Retread, I suggest that you reread the clause, the problem scenario and my response, and do some thinking. Remember, we're talking about a contract with option periods, so, although Mrs. Bad Example does not say so, I presume that the contract is annually funded, which is why they are using options, and that the option periods are severable. Think about what you would see in the contract schedule. ("Schedule" is an important word in the clause.) Ask yourself this question: In a contract with option CLINs, would the schedule specify a single estimated cost for the entire contract covering all options, or a separate estimated cost for each option CLIN?

Vern

All right, let's think about what the issue is and what the clause says. We also have to think about what is the contractual significance of an exercise of an option. Starting with the latter, when an option is exercised, that does not create a separate contract for the option period.
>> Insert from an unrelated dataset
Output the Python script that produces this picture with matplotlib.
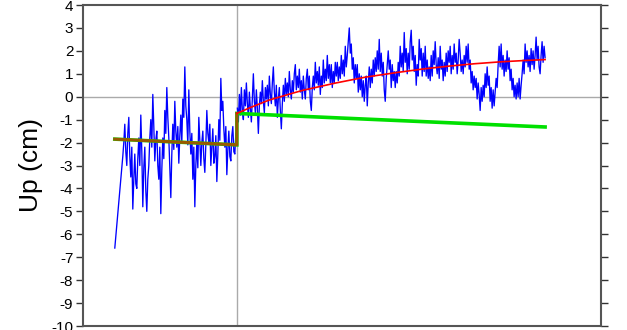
import numpy as np
import matplotlib
matplotlib.use("Agg")
import matplotlib.pyplot as plt

plt.rcParams['font.family'] = ['Liberation Sans', 'DejaVu Sans']

# ---- data (decimal years, cm) ----
event_t = 2011.19
t_start, t_end = 2010.0, 2014.195

pre_values = [
    -6.6, -6.1, -5.6, -5.1, -4.6, -4.1, -3.6, -3.1, -2.6, -2.0,
    -1.2, -2.4, -3.0, -1.6, -0.9, -2.6, -3.5, -2.2, -4.9, -3.6,
    -2.5, -3.8, -4.0, -2.7, -1.8, -3.0, -0.8, -2.4, -4.8, -3.1,
    -2.2, -4.1, -5.0, -3.6, -3.0, -1.8, -1.0, -2.2, 0.1, -1.3,
    -2.8, -1.9, -1.5, -3.0, -3.6, -2.2, -5.1, -3.2, -1.8, -2.7,
    -0.6, -1.6, 0.4, -0.9, -1.8, -3.1, -4.4, -2.5, -1.2, -2.3,
    -0.2, -1.5, -2.2, -1.3, -2.9, -1.7, -0.8, -2.0, -0.1, -0.9,
    1.3, -0.4, -1.0, -2.1, 0.3, -1.5, -2.5, -1.6, -3.6, -2.2,
    -4.8, -3.0, -2.0, -3.1, -0.9, -1.9, -3.0, -2.0, -1.5, -2.7,
    -3.3, -2.1, -0.6, -1.6, -2.0, -1.2, -3.0, -2.2, -1.4, -2.9,
    -2.6, -1.7, -3.7, -2.5, -1.0, -1.9, 0.8, -0.6, -0.2, -1.4,
    -2.2, -1.3, -3.4, -2.3, -1.5, -2.6, -2.8, -1.7, -1.3, -2.4,
    -2.5, -1.6]

post_values = [
    -0.5, -1.1, 0.1, -0.8, 0.4, -0.6, -1.0, 0.3, -0.4, 0.6,
    -0.3, -0.9, 0.2, -0.5, -1.1, 0.0, 1.0, -0.2, -0.7, 0.3,
    -0.5, -1.6, -0.4, 0.2, -0.3, 0.7, -0.2, -0.7, 0.4, -0.1,
    0.5, -0.4, 0.9, 0.1, -0.3, 0.6, 1.3, 0.2, -0.4, 0.5,
    -0.9, -0.1, 0.4, -0.6, -1.4, -0.3, 0.5, -0.2, 0.8, 0.1,
    0.6, 0.0, 1.1, 0.3, -0.1, 0.7, 0.2, 1.0, 1.4, 0.3,
    0.9, 0.4, 1.2, 0.2, 0.7, -0.1, 0.9, 0.3, -0.1, 0.8,
    1.2, 0.3, 0.9, -0.2, -0.6, 0.4, 0.9, 0.3, 1.5, 0.6,
    1.1, 0.5, 1.3, 0.1, 0.9, 0.4, 1.6, 0.6, 1.2, 0.7,
    1.8, 0.8, 1.4, 0.6, 1.4, 0.4, 1.1, 0.6, 1.5, 0.9,
    1.5, 0.7, 1.3, 0.8, 1.8, 1.0, 1.6, 0.9, 2.2, 1.3,
    1.8, 2.4, 3.0, 1.9, 2.3, 1.2, 1.7, 0.6, 1.4, 0.8,
    1.4, 0.2, 1.0, 0.3, 0.9, 0.0, 0.7, -0.2, 0.5, 0.9,
    -0.4, 0.6, 1.3, 0.4, 1.2, 0.6, 1.6, 0.9, 1.7, 1.1,
    2.0, 1.2, 2.5, 1.1, 1.9, 0.9, 1.5, 0.3, -0.2, 0.8,
    1.4, 2.0, 1.2, 1.6, 0.4, 1.4, 0.7, 1.1, 0.4, 1.1,
    0.6, 1.5, 0.9, 2.2, 1.3, 1.9, 1.1, 2.8, 1.5, 2.1,
    1.0, 1.9, 1.2, 2.4, 2.9, 1.6, 2.2, 1.1, 1.8, 0.5,
    1.4, 0.9, 2.5, 1.6, 2.1, 0.9, 1.9, 1.1, 2.2, 0.9,
    1.6, 0.8, 1.3, 0.7, 1.8, 0.9, 2.0, 1.4, 2.4, 1.4,
    1.0, 1.7, 0.8, 2.2, 1.2, 1.6, 0.7, 1.5, 0.9, 1.9,
    1.1, 2.0, 1.5, 2.2, 1.0, 1.8, 1.2, 2.3, 1.5, 1.9,
    1.0, 1.6, 2.5, 1.9, 1.1, 1.6, 1.0, 1.8, 1.3, 2.2,
    1.5, 2.3, 1.2, 1.6, 0.6, 1.1, 0.3, 0.9, 0.4, 0.8,
    -0.1, 0.6, 0.1, -0.6, 0.4, -0.2, 0.5, 0.0, 1.0, 0.4,
    1.3, 0.5, 0.9, -0.2, 0.4, -0.5, 0.3, -0.4, 0.2, 0.8,
    0.4, 1.4, 2.2, 1.3, 2.3, 1.2, 1.8, 0.9, 1.6, 1.1,
    2.0, 1.2, 1.7, 0.7, 1.2, 0.3, 0.8, 0.0, 0.5, -0.1,
    0.6, 0.0, 0.8, -0.1, 0.5, 1.0, 1.6, 1.0, 2.3, 1.5,
    2.0, 1.3, 1.8, 1.1, 2.1, 1.4, 2.0, 1.2, 1.8, 2.6,
    1.6, 2.2, 1.3, 1.0, 1.8, 2.4, 1.5, 2.2, 1.7]

# pre-event linear fit (start, end)
pre_fit_t = [t_start, event_t]
pre_fit_v = [-1.85, -2.1]
# coseismic offset reaches this level
post_level = -0.73
# linear trend continuation after event (green)
green_t = [event_t, t_end]
green_v = [-0.73, -1.32]
# post-seismic model (red)
red_t = [2011.19, 2011.317, 2011.502, 2011.707, 2011.834, 2012.156, 2012.439,
         2012.741, 2013.024, 2013.268, 2013.512, 2013.756, 2014.0, 2014.195]
red_v = [-0.73, -0.48, -0.15, 0.12, 0.28, 0.60, 0.85,
         1.05, 1.22, 1.34, 1.44, 1.52, 1.58, 1.62]

yticks = list(range(-10, 5))

# ---- plot ----
fig = plt.figure(figsize=(6.27, 3.30), dpi=100)
ax = fig.add_axes([83/627, 1-326/330, (601-83)/627, (326-5)/330])

ax.axhline(0, color='#aaaaaa', lw=1.0, zorder=1)
ax.axvline(event_t, color='#aaaaaa', lw=1.0, zorder=1)

pre_t = np.linspace(t_start, event_t - 0.01, len(pre_values))
post_t = np.linspace(event_t + 0.005, t_end, len(post_values))
ax.plot(pre_t, pre_values, color='#0000ff', lw=0.95, zorder=2)
ax.plot(post_t, post_values, color='#0000ff', lw=0.95, zorder=2)

# green (trend) model
g_t = pre_fit_t + [event_t] + green_t[1:]
g_v = pre_fit_v + [post_level] + green_v[1:]
ax.plot(g_t, g_v, color='#00e000', lw=2.6, zorder=3, solid_joinstyle='miter')
# red (postseismic) model, overlapping green before the event
ax.plot(pre_fit_t + [event_t, event_t], pre_fit_v + [post_level, post_level],
        color='#ff0000', lw=2.2, alpha=0.6, zorder=4)
ax.plot(red_t, red_v, color='#ff0000', lw=1.2, zorder=4)

ax.set_xlim(2009.69, 2014.74)
ax.set_ylim(-10, 4)
ax.set_yticks(yticks)
ax.set_yticklabels([str(v) for v in yticks])
ax.set_xticks([])
ax.tick_params(axis='y', direction='out', length=5, width=1, colors='#333333',
               labelsize=11, right=True, pad=2)
ax.tick_params(axis='y', labelcolor='black')
for s in ax.spines.values():
    s.set_color('#555555')
    s.set_linewidth(1.5)

ax.set_ylabel('Up (cm)', fontsize=19, labelpad=6)

fig.savefig('out.png', dpi=100)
Instead, the option is merged with the previous contract requirements to form a unitary contract. Further, in every cost reimbusement contract I have seen, when an option is exercised, the modification adds the estimated cost of the option to the estimated cost of previous contract requirements to arrive at a new estimated cost. This new estimated cost is stated as a modification of section B of the contract, part of the contract schedule. Additionally, the modification exercising the option indicates the amount currently obligated on the contract for LOF purposes. This amount also is contained in the schedule of the contract either in Section B or H. If this process is utilzed, the notice requirements would be based on the total amount allocated to the contract and as reflected in the schedule, not merely the amounts allocated for the option period.

Maybe your experience is different from mine or you have some authoritiative pronouncement that shows that the process I have described is wrong.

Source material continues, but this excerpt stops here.